Jaki los czeka klub Mileny Radeckiej?

Nie ma pewności, czy Foppapedretti Bergamo przetrwa do kolejnego sezonu Serie A1. Prezes klubu myśli poważnie o wycofaniu się ze wspierania zasłużonej dla włoskiej siatkówki drużyny.

Michał Kaczmarczyk
Michał Kaczmarczyk

Według informacji portalu volleyball.it prezes Foppapedretti Bergamo nie może zdzierżyć tego, że rossoblu plasują się w tym sezonie jedynie w środku tabeli. Luciano Bonettiemu, prezesowi drużyny z Bergamo pełniącego tę funkcję od 2003 roku, marzyła się drużyna, która nawiąże do swoich najświetniejszych czasów, czyli pięciu  ligowych triumfów i czterech złotych medali Ligi Mistrzów w ostatnich kilkunastu latach. Tymczasem Foppa zajmuje obecnie 7 miejsce w tabeli włoskiej ekstraklasy po 18. kolejkach ligi (z dorobkiem 28 punktów) i ma na koncie 9 zwycięstwo oraz tyle samo porażek.
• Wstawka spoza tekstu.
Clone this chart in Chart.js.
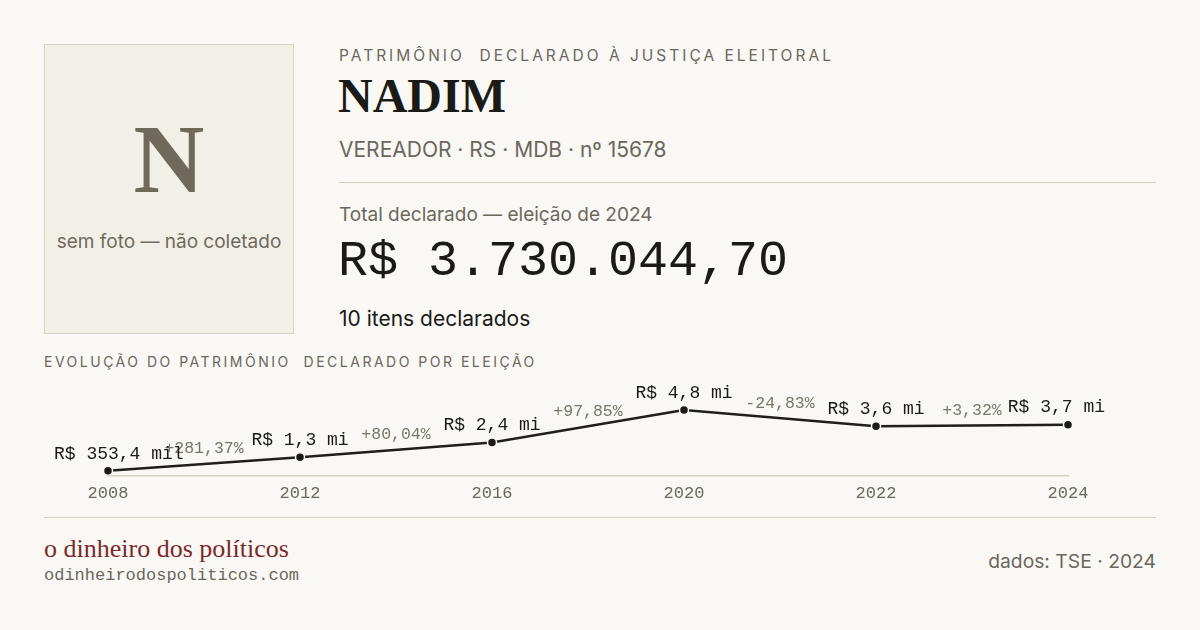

Prezes Bonetti jest już po wstępnych rozmowach z głównym menedżerem zespołu Giovannim Panzettim oraz prezydentem miasta Giorgio Gorim na temat przyszłości klubu i pozyskaniu sponsorów na kolejne sezony. Nie wyklucza się nawet najgorszego scenariusza, czyli wycofania się rossoblu z ekstraklasy i odsprzedania licencji na występy w niej ekipie z Serie A2.

Kibice zespołu Mileny Radeckiej z niepokojem obserwują sytuację w klubie, który tworzy historię włoskiej siatkówki od 1991 roku. Nie chcą oni, by podzielił on los tak słynnych ośrodków siatkarskich jak te w Pesaro, Novarze czy Perugii.